[Start of DATA SECTION]

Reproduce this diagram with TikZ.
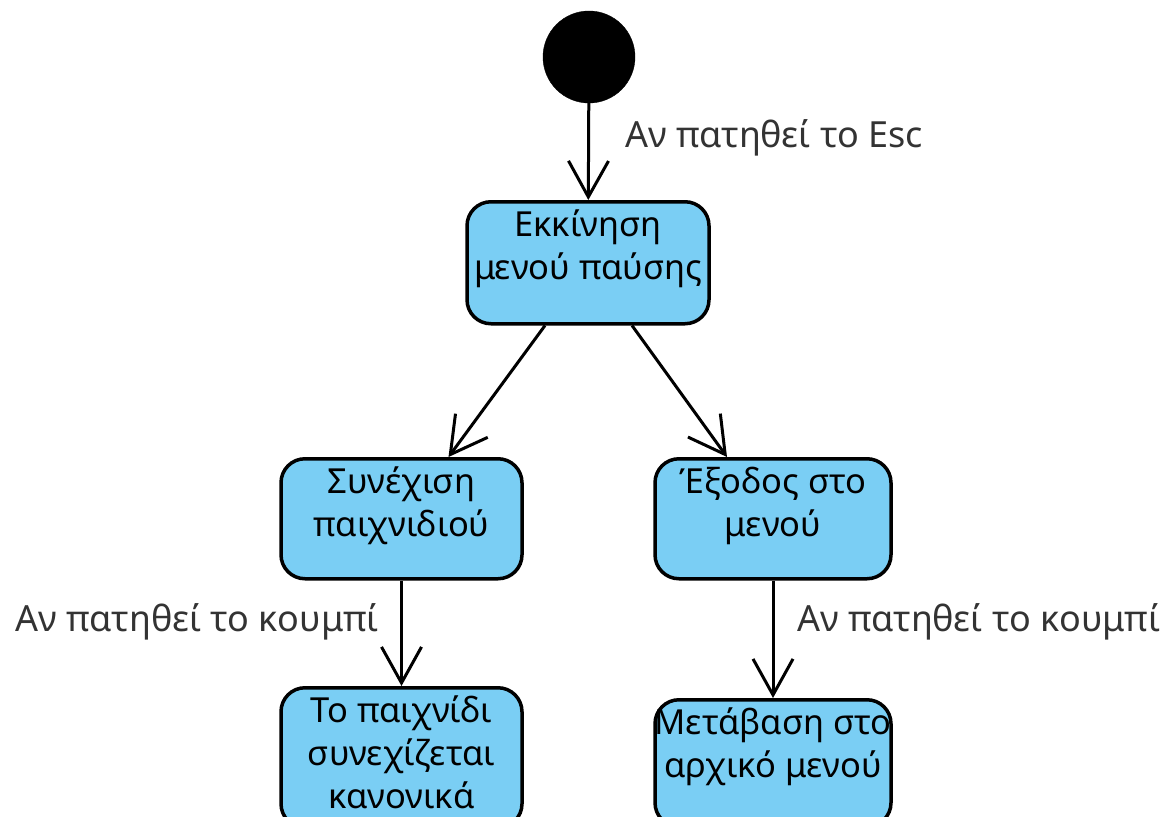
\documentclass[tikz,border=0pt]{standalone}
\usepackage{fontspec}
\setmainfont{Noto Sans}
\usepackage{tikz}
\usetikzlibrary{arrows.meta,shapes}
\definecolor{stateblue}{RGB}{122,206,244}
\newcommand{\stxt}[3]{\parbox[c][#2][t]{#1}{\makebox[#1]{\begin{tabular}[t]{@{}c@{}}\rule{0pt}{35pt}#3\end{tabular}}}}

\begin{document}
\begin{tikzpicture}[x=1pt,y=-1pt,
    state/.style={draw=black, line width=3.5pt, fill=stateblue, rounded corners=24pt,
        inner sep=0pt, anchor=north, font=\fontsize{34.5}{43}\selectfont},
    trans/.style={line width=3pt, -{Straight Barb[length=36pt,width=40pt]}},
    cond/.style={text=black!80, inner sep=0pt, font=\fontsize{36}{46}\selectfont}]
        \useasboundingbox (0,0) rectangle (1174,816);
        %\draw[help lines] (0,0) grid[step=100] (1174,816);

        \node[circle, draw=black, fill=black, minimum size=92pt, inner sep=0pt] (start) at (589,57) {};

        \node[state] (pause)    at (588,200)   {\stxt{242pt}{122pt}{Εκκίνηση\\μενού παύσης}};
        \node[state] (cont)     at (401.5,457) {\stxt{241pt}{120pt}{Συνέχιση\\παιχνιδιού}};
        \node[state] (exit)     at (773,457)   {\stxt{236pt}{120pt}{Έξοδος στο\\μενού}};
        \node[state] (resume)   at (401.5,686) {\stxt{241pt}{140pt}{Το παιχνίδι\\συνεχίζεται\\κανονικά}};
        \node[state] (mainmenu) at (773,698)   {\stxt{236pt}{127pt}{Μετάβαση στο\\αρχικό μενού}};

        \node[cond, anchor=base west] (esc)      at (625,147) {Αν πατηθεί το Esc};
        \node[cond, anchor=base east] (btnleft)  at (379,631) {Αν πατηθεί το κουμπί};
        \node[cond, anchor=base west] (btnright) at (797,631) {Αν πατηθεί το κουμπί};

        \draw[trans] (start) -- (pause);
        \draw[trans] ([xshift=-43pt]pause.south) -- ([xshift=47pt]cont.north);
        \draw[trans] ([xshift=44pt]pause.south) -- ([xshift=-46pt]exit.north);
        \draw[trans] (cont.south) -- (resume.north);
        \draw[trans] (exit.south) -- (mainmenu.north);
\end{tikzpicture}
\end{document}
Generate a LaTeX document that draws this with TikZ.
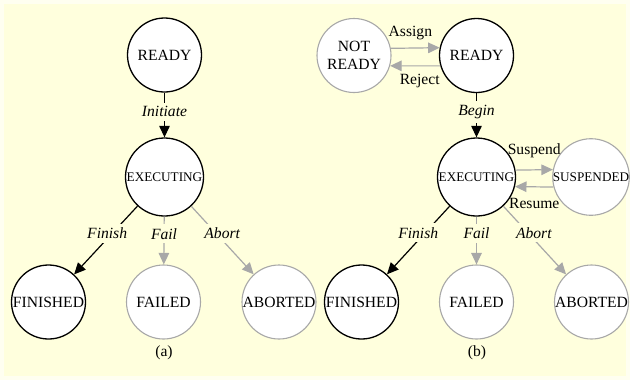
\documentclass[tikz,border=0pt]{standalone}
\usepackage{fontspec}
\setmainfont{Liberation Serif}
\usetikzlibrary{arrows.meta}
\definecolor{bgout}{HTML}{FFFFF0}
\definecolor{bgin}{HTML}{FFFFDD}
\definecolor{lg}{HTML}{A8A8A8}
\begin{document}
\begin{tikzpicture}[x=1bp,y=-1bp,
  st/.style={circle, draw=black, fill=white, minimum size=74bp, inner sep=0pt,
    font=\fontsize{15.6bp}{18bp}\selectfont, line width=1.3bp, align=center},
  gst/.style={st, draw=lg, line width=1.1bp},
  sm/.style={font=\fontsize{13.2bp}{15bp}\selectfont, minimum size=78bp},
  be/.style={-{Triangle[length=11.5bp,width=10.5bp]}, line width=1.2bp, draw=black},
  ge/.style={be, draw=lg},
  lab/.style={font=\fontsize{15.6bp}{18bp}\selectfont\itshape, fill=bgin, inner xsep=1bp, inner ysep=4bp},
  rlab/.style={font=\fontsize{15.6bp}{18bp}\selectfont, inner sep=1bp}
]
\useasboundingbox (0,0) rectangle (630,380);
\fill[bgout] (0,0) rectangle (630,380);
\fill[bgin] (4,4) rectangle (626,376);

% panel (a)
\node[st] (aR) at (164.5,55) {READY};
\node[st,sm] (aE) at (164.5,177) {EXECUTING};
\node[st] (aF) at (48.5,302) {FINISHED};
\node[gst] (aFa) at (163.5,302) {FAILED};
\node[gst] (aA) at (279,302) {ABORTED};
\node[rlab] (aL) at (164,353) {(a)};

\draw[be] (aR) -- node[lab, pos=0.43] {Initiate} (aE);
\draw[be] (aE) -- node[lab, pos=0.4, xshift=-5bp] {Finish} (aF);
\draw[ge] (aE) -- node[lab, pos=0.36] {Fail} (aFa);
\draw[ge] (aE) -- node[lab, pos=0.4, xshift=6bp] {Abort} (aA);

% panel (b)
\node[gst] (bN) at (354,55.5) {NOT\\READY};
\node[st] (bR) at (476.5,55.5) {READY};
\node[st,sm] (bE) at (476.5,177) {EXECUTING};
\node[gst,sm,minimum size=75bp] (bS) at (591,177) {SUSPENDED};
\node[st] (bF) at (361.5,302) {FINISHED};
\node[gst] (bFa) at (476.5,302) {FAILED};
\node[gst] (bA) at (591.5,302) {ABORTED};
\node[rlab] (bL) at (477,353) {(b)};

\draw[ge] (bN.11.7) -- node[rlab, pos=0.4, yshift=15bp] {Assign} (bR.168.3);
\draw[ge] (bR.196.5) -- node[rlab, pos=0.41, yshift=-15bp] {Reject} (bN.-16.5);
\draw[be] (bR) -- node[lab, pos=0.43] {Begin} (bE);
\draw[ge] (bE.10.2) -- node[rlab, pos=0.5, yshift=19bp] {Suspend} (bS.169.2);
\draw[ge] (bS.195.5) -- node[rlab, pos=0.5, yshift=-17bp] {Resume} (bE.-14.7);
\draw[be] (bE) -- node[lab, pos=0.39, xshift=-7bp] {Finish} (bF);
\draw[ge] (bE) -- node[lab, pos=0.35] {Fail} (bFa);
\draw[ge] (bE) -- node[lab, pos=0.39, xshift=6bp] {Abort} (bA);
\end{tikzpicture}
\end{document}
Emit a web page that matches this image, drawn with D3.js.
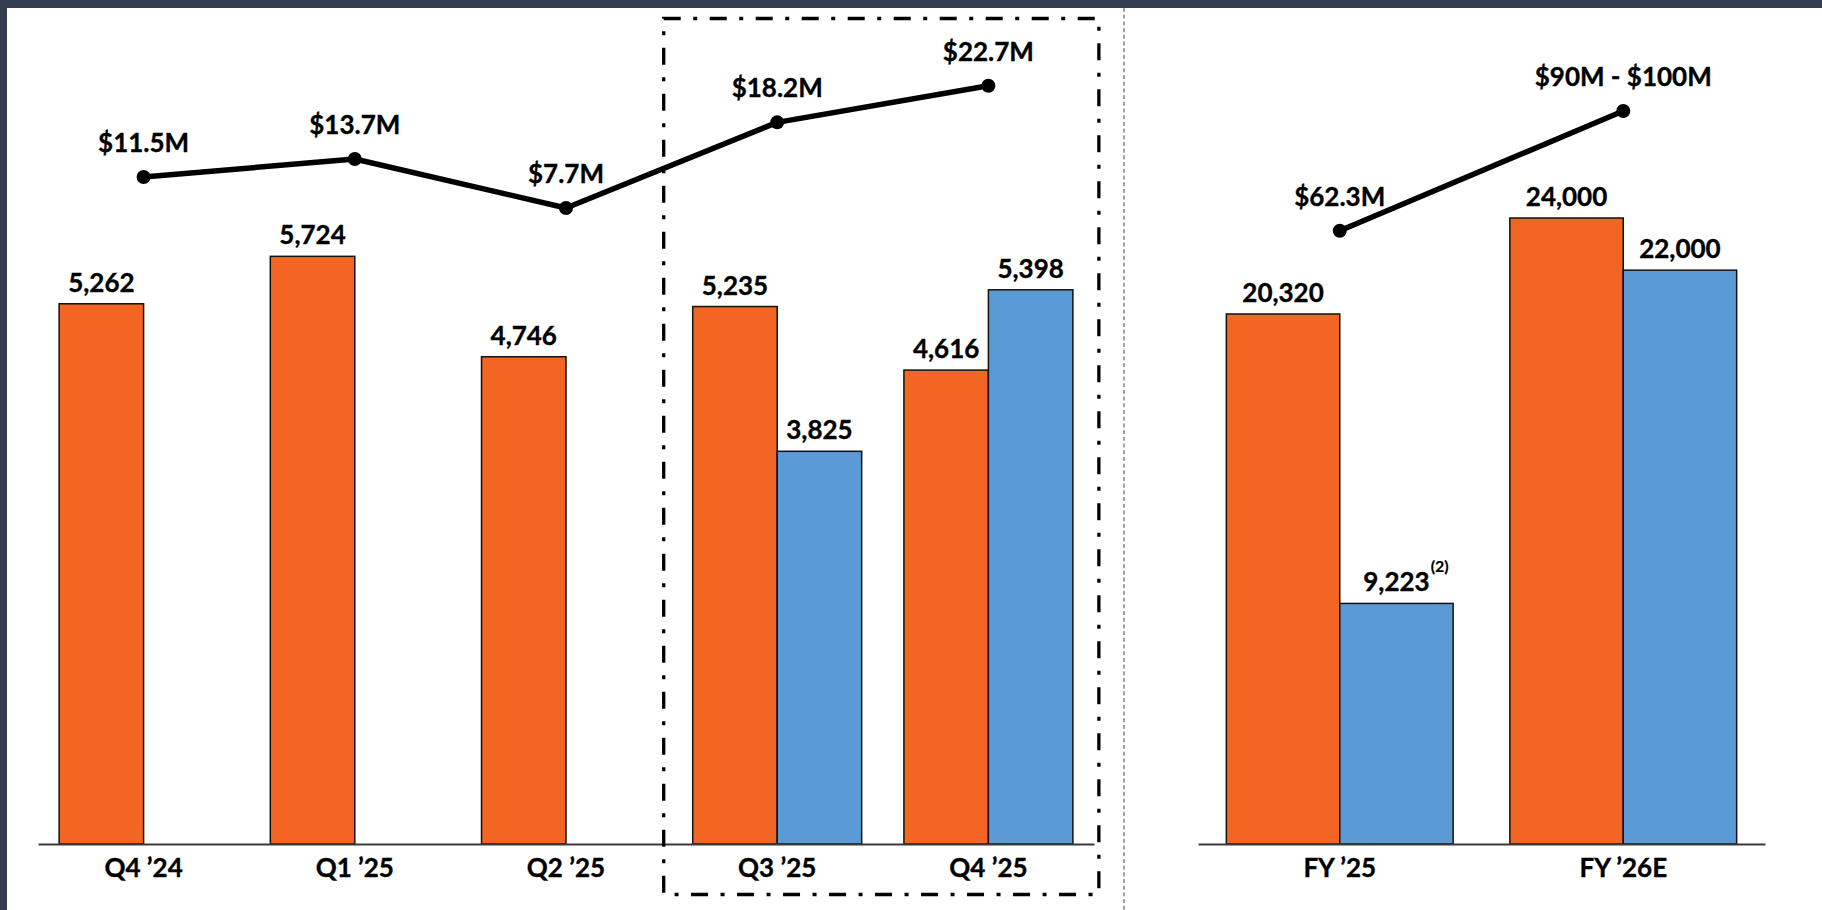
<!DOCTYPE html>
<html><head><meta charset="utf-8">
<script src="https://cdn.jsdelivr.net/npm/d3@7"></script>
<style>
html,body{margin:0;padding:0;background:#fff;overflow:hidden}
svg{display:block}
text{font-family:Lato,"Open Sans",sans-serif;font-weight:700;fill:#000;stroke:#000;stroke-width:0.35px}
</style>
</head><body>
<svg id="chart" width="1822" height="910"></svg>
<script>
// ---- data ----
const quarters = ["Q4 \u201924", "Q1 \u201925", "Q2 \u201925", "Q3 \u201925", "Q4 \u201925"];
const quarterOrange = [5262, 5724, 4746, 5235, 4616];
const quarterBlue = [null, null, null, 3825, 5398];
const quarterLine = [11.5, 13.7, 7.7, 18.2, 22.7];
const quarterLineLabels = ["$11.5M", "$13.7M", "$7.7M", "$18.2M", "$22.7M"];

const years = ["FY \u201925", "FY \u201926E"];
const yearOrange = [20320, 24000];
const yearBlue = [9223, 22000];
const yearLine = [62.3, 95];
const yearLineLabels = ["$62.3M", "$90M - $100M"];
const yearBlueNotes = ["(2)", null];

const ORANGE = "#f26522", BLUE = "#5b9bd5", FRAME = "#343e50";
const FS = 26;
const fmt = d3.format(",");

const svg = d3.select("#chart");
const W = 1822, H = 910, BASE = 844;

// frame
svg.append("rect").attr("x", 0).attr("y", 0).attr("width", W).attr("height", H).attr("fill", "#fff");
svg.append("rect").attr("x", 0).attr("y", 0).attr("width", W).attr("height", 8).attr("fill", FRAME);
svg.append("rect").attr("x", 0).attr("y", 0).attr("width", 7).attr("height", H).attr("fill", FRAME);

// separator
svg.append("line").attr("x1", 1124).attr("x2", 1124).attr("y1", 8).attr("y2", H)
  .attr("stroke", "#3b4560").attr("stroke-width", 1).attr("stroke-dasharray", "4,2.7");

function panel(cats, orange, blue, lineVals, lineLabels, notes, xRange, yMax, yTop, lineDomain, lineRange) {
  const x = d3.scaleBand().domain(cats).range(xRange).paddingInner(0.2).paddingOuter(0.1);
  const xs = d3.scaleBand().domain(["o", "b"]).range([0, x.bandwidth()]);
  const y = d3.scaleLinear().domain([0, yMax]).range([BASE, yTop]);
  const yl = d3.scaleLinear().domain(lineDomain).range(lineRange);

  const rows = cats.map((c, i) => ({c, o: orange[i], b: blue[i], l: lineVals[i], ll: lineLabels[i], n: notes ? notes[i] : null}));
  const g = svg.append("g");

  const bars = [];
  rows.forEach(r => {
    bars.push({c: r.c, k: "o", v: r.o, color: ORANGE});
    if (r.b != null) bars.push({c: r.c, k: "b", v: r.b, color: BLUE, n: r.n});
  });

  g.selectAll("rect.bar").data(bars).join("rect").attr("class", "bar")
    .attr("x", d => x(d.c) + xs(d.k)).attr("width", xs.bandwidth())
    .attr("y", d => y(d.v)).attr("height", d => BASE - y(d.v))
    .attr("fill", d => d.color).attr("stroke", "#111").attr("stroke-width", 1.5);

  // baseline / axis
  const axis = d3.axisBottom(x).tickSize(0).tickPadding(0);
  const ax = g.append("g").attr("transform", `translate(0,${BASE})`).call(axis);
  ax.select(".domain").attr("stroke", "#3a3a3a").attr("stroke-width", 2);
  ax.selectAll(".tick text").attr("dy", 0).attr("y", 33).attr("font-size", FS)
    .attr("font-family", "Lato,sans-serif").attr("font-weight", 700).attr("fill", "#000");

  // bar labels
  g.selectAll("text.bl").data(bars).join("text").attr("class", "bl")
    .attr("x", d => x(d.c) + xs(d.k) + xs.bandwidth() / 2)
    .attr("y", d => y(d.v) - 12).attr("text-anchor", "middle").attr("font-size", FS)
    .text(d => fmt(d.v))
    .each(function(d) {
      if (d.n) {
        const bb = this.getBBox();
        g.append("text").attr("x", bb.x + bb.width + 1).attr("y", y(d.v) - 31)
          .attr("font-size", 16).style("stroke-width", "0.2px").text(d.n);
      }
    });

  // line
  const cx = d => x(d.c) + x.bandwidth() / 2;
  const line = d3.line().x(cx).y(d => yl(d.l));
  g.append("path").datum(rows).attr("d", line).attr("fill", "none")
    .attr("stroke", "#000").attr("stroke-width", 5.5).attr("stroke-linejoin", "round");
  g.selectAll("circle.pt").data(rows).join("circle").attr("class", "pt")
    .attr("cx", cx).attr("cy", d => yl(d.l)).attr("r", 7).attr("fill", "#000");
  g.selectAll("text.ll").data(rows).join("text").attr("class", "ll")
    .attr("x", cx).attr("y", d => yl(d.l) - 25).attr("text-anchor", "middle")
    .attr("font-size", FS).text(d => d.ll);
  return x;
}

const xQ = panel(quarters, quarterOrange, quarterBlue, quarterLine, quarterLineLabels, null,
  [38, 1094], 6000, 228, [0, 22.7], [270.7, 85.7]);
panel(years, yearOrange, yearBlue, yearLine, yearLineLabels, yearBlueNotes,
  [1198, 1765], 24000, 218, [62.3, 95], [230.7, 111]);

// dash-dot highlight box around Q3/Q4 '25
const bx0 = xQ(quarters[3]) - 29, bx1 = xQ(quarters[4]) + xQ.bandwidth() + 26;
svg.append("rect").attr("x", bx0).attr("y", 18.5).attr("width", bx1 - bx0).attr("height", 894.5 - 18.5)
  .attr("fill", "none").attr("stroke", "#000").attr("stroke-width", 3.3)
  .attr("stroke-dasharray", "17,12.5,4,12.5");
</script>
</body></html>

[End of DATA SECTION]

DO THIS
Please transcribe, word for word, every line from the first line of the records above through the line containing "draw=black, fill=black, minimum", and leave out any pictures.

SOLUTION FOR THIS EXERCISE
Reproduce this diagram with TikZ.
\documentclass[tikz,border=0pt]{standalone}
\usepackage{fontspec}
\setmainfont{Noto Sans}
\usepackage{tikz}
\usetikzlibrary{arrows.meta,shapes}
\definecolor{stateblue}{RGB}{122,206,244}
\newcommand{\stxt}[3]{\parbox[c][#2][t]{#1}{\makebox[#1]{\begin{tabular}[t]{@{}c@{}}\rule{0pt}{35pt}#3\end{tabular}}}}

\begin{document}
\begin{tikzpicture}[x=1pt,y=-1pt,
    state/.style={draw=black, line width=3.5pt, fill=stateblue, rounded corners=24pt,
        inner sep=0pt, anchor=north, font=\fontsize{34.5}{43}\selectfont},
    trans/.style={line width=3pt, -{Straight Barb[length=36pt,width=40pt]}},
    cond/.style={text=black!80, inner sep=0pt, font=\fontsize{36}{46}\selectfont}]
        \useasboundingbox (0,0) rectangle (1174,816);
        %\draw[help lines] (0,0) grid[step=100] (1174,816);

        \node[circle, draw=black, fill=black, minimum size=92pt, inner sep=0pt] (start) at (589,57) {};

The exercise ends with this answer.